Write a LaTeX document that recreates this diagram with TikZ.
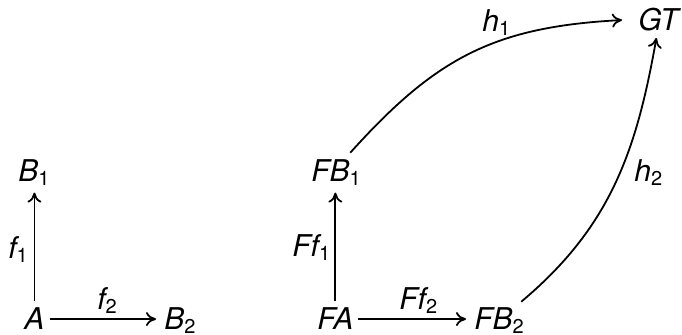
\documentclass[tikz,border=0pt]{standalone}
\usepackage{fontspec}
\setmainfont{TeX Gyre Heros}
\usetikzlibrary{arrows.meta}
\newcommand{\sbs}[1]{\raisebox{-1.6pt}{\fontsize{10}{11}\selectfont\upshape #1}}
\begin{document}
\begin{tikzpicture}[x=0.5pt,y=0.5pt,
  lbl/.style={inner sep=0pt, anchor=base west, font=\fontsize{15}{18}\selectfont\itshape},
  arr/.style={-{To[length=5pt,width=7pt]}, line width=0.9pt}]
\useasboundingbox (0,0) rectangle (682,-335);
% left square
\node[lbl] (A)  at (24,-330) {A};
\node[lbl] (B1) at (18,-182) {B\sbs{1}};
\node[lbl] (B2) at (164,-330) {B\sbs{2}};
\node[lbl] (f1) at (8,-259) {f\sbs{1}};
\node[lbl] (f2) at (97,-310) {f\sbs{2}};
% right diagram
\node[lbl] (FA)  at (317,-330) {FA};
\node[lbl] (FB1) at (311,-182) {FB\sbs{1}};
\node[lbl] (FB2) at (474,-330) {FB\sbs{2}};
\node[lbl] (GT)  at (638,-31) {GT};
\node[lbl] (Ff1) at (292,-257) {Ff\sbs{1}};
\node[lbl] (Ff2) at (399,-310) {Ff\sbs{2}};
\node[lbl] (h1)  at (482,-32) {h\sbs{1}};
\node[lbl] (h2)  at (634,-182) {h\sbs{2}};
% arrows
\draw[arr, shorten <=3.5pt, shorten >=3.5pt] (A.north) -- (A.north |- B1.south);
\draw[arr, shorten <=2.5pt, shorten >=4pt] (A.east) -- (A.east -| B2.west);
\draw[arr, shorten <=3.5pt, shorten >=3.5pt] (FA.north) -- (FA.north |- FB1.south);
\draw[arr, shorten <=2pt, shorten >=4pt] (FA.east) -- (FA.east -| FB2.west);
\draw[arr] ([shift={(-11,7)}]FB1.north east) to[out=48,in=183,looseness=1.08] ([xshift=-8]GT.west);
\draw[arr] ([shift={(-3,6)}]FB2.north east) to[out=40,in=-100] ([shift={(-2,-6)}]GT.south);
\end{tikzpicture}
\end{document}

******

# Direction:
Write the full listing out again with every line unchanged, but include no pictures.

# Exercise result:
Write a LaTeX document that recreates this diagram with TikZ.
\documentclass[tikz,border=0pt]{standalone}
\usepackage{fontspec}
\setmainfont{TeX Gyre Heros}
\usetikzlibrary{arrows.meta}
\newcommand{\sbs}[1]{\raisebox{-1.6pt}{\fontsize{10}{11}\selectfont\upshape #1}}
\begin{document}
\begin{tikzpicture}[x=0.5pt,y=0.5pt,
  lbl/.style={inner sep=0pt, anchor=base west, font=\fontsize{15}{18}\selectfont\itshape},
  arr/.style={-{To[length=5pt,width=7pt]}, line width=0.9pt}]
\useasboundingbox (0,0) rectangle (682,-335);
% left square
\node[lbl] (A)  at (24,-330) {A};
\node[lbl] (B1) at (18,-182) {B\sbs{1}};
\node[lbl] (B2) at (164,-330) {B\sbs{2}};
\node[lbl] (f1) at (8,-259) {f\sbs{1}};
\node[lbl] (f2) at (97,-310) {f\sbs{2}};
% right diagram
\node[lbl] (FA)  at (317,-330) {FA};
\node[lbl] (FB1) at (311,-182) {FB\sbs{1}};
\node[lbl] (FB2) at (474,-330) {FB\sbs{2}};
\node[lbl] (GT)  at (638,-31) {GT};
\node[lbl] (Ff1) at (292,-257) {Ff\sbs{1}};
\node[lbl] (Ff2) at (399,-310) {Ff\sbs{2}};
\node[lbl] (h1)  at (482,-32) {h\sbs{1}};
\node[lbl] (h2)  at (634,-182) {h\sbs{2}};
% arrows
\draw[arr, shorten <=3.5pt, shorten >=3.5pt] (A.north) -- (A.north |- B1.south);
\draw[arr, shorten <=2.5pt, shorten >=4pt] (A.east) -- (A.east -| B2.west);
\draw[arr, shorten <=3.5pt, shorten >=3.5pt] (FA.north) -- (FA.north |- FB1.south);
\draw[arr, shorten <=2pt, shorten >=4pt] (FA.east) -- (FA.east -| FB2.west);
\draw[arr] ([shift={(-11,7)}]FB1.north east) to[out=48,in=183,looseness=1.08] ([xshift=-8]GT.west);
\draw[arr] ([shift={(-3,6)}]FB2.north east) to[out=40,in=-100] ([shift={(-2,-6)}]GT.south);
\end{tikzpicture}
\end{document}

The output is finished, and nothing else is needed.